Stored data ▸
* Begin *

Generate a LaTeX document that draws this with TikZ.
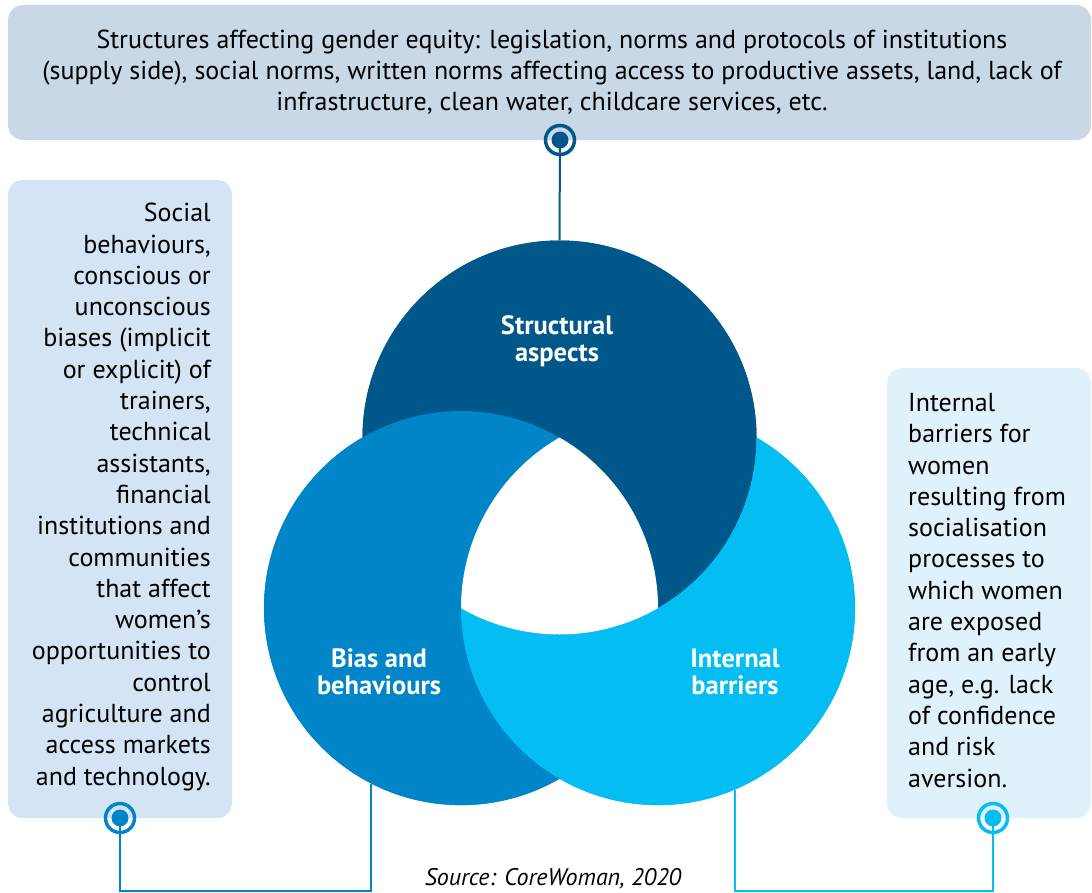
\documentclass[tikz,border=0pt]{standalone}
\usepackage{fontspec}
\setmainfont{PT Sans}
\definecolor{cdark}{HTML}{00588A}
\definecolor{cmed}{HTML}{0085C8}
\definecolor{clight}{HTML}{04BDF2}
\definecolor{topbox}{HTML}{C9D8E7}
\definecolor{leftbox}{HTML}{D4E4F4}
\definecolor{rightbox}{HTML}{DFF1FB}
\begin{document}
\begin{tikzpicture}[x=1pt,y=-1pt,
  body/.style={font=\fontsize{26}{31.3}\selectfont, text=black, inner sep=0pt},
  lab/.style={font=\fontsize{26.5}{27.5}\selectfont\bfseries, text=white, align=center, inner sep=0pt},
  ring/.style={circle, draw=#1, line width=3.5pt, minimum size=29pt, inner sep=0pt},
  conn/.style={draw=#1, line width=2pt},
  disc/.style={circle, minimum size=394pt, inner sep=0pt},
  boxfill/.style={fill=#1, rounded corners=15pt}]
\useasboundingbox (0,0) rectangle (1092,892);
% boxes
\fill[boxfill=topbox] (8,5) rectangle (1091,140);
\fill[boxfill=leftbox] (8,180) rectangle (232,818);
\fill[boxfill=rightbox] (887,368) rectangle (1091,818);
% circles (anchor nodes)
\node[disc] (ctop) at (559.5,437.5) {};
\node[disc] (cleft) at (461,608.1) {};
\node[disc] (cright) at (658,608.1) {};
% underlay
\fill[cdark] (559.5,437.5) circle[radius=197pt];
\fill[clight] (658,608.1) circle[radius=197pt];
\fill[cmed] (461,608.1) circle[radius=197pt];
% exact visible regions
% top minus left (dark)
\fill[cdark] (362.5,437.5) arc[start angle=180, end angle=420, radius=197]
  arc[start angle=0, end angle=-120, radius=197] -- cycle;
% left minus right (medium)
\fill[cmed] (559.5,437.5) arc[start angle=-60, end angle=-300, radius=197]
  arc[start angle=120, end angle=240, radius=197] -- cycle;
% right minus top (light)
\fill[clight] (756.5,437.5) arc[start angle=-60, end angle=180, radius=197]
  arc[start angle=120, end angle=0, radius=197] -- cycle;
% central Reuleaux triangle (white)
\fill[white] (559.5,437.5) arc[start angle=240, end angle=180, radius=197]
  arc[start angle=120, end angle=60, radius=197]
  arc[start angle=0, end angle=-60, radius=197] -- cycle;
% labels
\node[lab] (lt) at (557,341) {Structural\\aspects};
\node[lab] (ll) at (379,672) {Bias and\\behaviours};
\node[lab] (lr) at (735,672) {Internal\\barriers};
% texts
\node[body, align=center] (tt) at (552,72) {Structures affecting gender equity: legislation, norms and protocols of institutions\\(supply side), social norms, written norms affecting access to productive assets, land, lack of\\infrastructure, clean water, childcare services, etc.};
\node[body, align=right, anchor=north east] (tl) at (211,203) {Social\\behaviours,\\conscious or\\unconscious\\biases (implicit\\or explicit) of\\trainers,\\technical\\assistants,\\financial\\institutions and\\communities\\that affect\\women’s\\opportunities to\\control\\agriculture and\\access markets\\and technology.};
\node[body, align=left, anchor=north west] (tr) at (908,393) {Internal\\barriers for\\women\\resulting from\\socialisation\\processes to\\which women\\are exposed\\from an early\\age, e.g. lack\\of confidence\\and risk\\aversion.};
% markers
\node[ring=cdark] (mt) at (560,140) {};
\node[ring=cmed] (ml) at (120,818) {};
\node[ring=clight] (mr) at (993,818) {};
\fill[cdark] (mt.center) circle[radius=8.5pt];
\fill[cmed] (ml.center) circle[radius=8.5pt];
\fill[clight] (mr.center) circle[radius=8.5pt];
% connectors
\draw[conn=cdark] (mt.center) -- (ctop.north);
\draw[conn=cmed] (ml.center) -- (ml.center |- 0,891) -| (cleft.-117.2);
\draw[conn=clight] (mr.center) -- (mr.center |- 0,891) -| (cright.-67.6);
% source
\node[font=\fontsize{24}{28}\selectfont\itshape, inner sep=0pt] (src) at (553,879) {Source: CoreWoman, 2020};
\end{tikzpicture}
\end{document}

* End *

Exercise goal ▸ Copy the data character for character, but drop all pictures from the copy.

Correct answer ▸
Generate a LaTeX document that draws this with TikZ.
\documentclass[tikz,border=0pt]{standalone}
\usepackage{fontspec}
\setmainfont{PT Sans}
\definecolor{cdark}{HTML}{00588A}
\definecolor{cmed}{HTML}{0085C8}
\definecolor{clight}{HTML}{04BDF2}
\definecolor{topbox}{HTML}{C9D8E7}
\definecolor{leftbox}{HTML}{D4E4F4}
\definecolor{rightbox}{HTML}{DFF1FB}
\begin{document}
\begin{tikzpicture}[x=1pt,y=-1pt,
  body/.style={font=\fontsize{26}{31.3}\selectfont, text=black, inner sep=0pt},
  lab/.style={font=\fontsize{26.5}{27.5}\selectfont\bfseries, text=white, align=center, inner sep=0pt},
  ring/.style={circle, draw=#1, line width=3.5pt, minimum size=29pt, inner sep=0pt},
  conn/.style={draw=#1, line width=2pt},
  disc/.style={circle, minimum size=394pt, inner sep=0pt},
  boxfill/.style={fill=#1, rounded corners=15pt}]
\useasboundingbox (0,0) rectangle (1092,892);
% boxes
\fill[boxfill=topbox] (8,5) rectangle (1091,140);
\fill[boxfill=leftbox] (8,180) rectangle (232,818);
\fill[boxfill=rightbox] (887,368) rectangle (1091,818);
% circles (anchor nodes)
\node[disc] (ctop) at (559.5,437.5) {};
\node[disc] (cleft) at (461,608.1) {};
\node[disc] (cright) at (658,608.1) {};
% underlay
\fill[cdark] (559.5,437.5) circle[radius=197pt];
\fill[clight] (658,608.1) circle[radius=197pt];
\fill[cmed] (461,608.1) circle[radius=197pt];
% exact visible regions
% top minus left (dark)
\fill[cdark] (362.5,437.5) arc[start angle=180, end angle=420, radius=197]
  arc[start angle=0, end angle=-120, radius=197] -- cycle;
% left minus right (medium)
\fill[cmed] (559.5,437.5) arc[start angle=-60, end angle=-300, radius=197]
  arc[start angle=120, end angle=240, radius=197] -- cycle;
% right minus top (light)
\fill[clight] (756.5,437.5) arc[start angle=-60, end angle=180, radius=197]
  arc[start angle=120, end angle=0, radius=197] -- cycle;
% central Reuleaux triangle (white)
\fill[white] (559.5,437.5) arc[start angle=240, end angle=180, radius=197]
  arc[start angle=120, end angle=60, radius=197]
  arc[start angle=0, end angle=-60, radius=197] -- cycle;
% labels
\node[lab] (lt) at (557,341) {Structural\\aspects};
\node[lab] (ll) at (379,672) {Bias and\\behaviours};
\node[lab] (lr) at (735,672) {Internal\\barriers};
% texts
\node[body, align=center] (tt) at (552,72) {Structures affecting gender equity: legislation, norms and protocols of institutions\\(supply side), social norms, written norms affecting access to productive assets, land, lack of\\infrastructure, clean water, childcare services, etc.};
\node[body, align=right, anchor=north east] (tl) at (211,203) {Social\\behaviours,\\conscious or\\unconscious\\biases (implicit\\or explicit) of\\trainers,\\technical\\assistants,\\financial\\institutions and\\communities\\that affect\\women’s\\opportunities to\\control\\agriculture and\\access markets\\and technology.};
\node[body, align=left, anchor=north west] (tr) at (908,393) {Internal\\barriers for\\women\\resulting from\\socialisation\\processes to\\which women\\are exposed\\from an early\\age, e.g. lack\\of confidence\\and risk\\aversion.};
% markers
\node[ring=cdark] (mt) at (560,140) {};
\node[ring=cmed] (ml) at (120,818) {};
\node[ring=clight] (mr) at (993,818) {};
\fill[cdark] (mt.center) circle[radius=8.5pt];
\fill[cmed] (ml.center) circle[radius=8.5pt];
\fill[clight] (mr.center) circle[radius=8.5pt];
% connectors
\draw[conn=cdark] (mt.center) -- (ctop.north);
\draw[conn=cmed] (ml.center) -- (ml.center |- 0,891) -| (cleft.-117.2);
\draw[conn=clight] (mr.center) -- (mr.center |- 0,891) -| (cright.-67.6);
% source
\node[font=\fontsize{24}{28}\selectfont\itshape, inner sep=0pt] (src) at (553,879) {Source: CoreWoman, 2020};
\end{tikzpicture}
\end{document}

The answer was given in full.